100 YEARS AGO AT TUMBLER RIDGE: OCTOBER 5, 1914

Charles Helm

 

In 1914 Samuel Prescott Fay led a party of five men and twenty horses on a scientific expedition from Jasper to Hudson’s Hope. Part of his journey took him down what would become known as the Murray River. On October 5, he passed below what is now Tumbler Ridge.

His diary entry provides the first known written description of the area:

We came to the “big flat” where a creek comes in from the southeast, on which is a trail from the Wapiti, and also a creek from the west. This flat is at least a square mile and covered with the best of grass and pea vine but now all frosted and brown. In the summer it would easily be a sufficient range for 200 head of horses. It is without doubt the finest flat I have ever seen in the foothills. Its edges are mostly fringed with poplar with here and there a clump of spruces. Tipi poles and meat racks were numerous.

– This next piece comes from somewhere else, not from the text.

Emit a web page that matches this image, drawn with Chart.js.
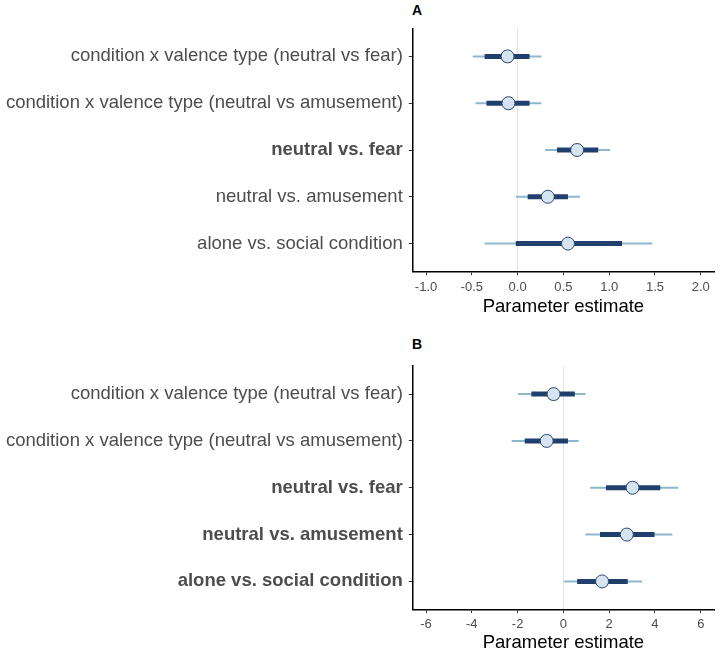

Fay’s “big flat” refers to the area below town now occupied by the Lions Campground and surrounding valley-bottom area. The creek that “comes in from the southeast” is Flatbed and the “creek from the west” is the Wolverine. The vegetation has clearly changed in the intervening century, and has become densely forested.

Little could Fay have imagined the changes that would occur in this area in the century that followed his expedition.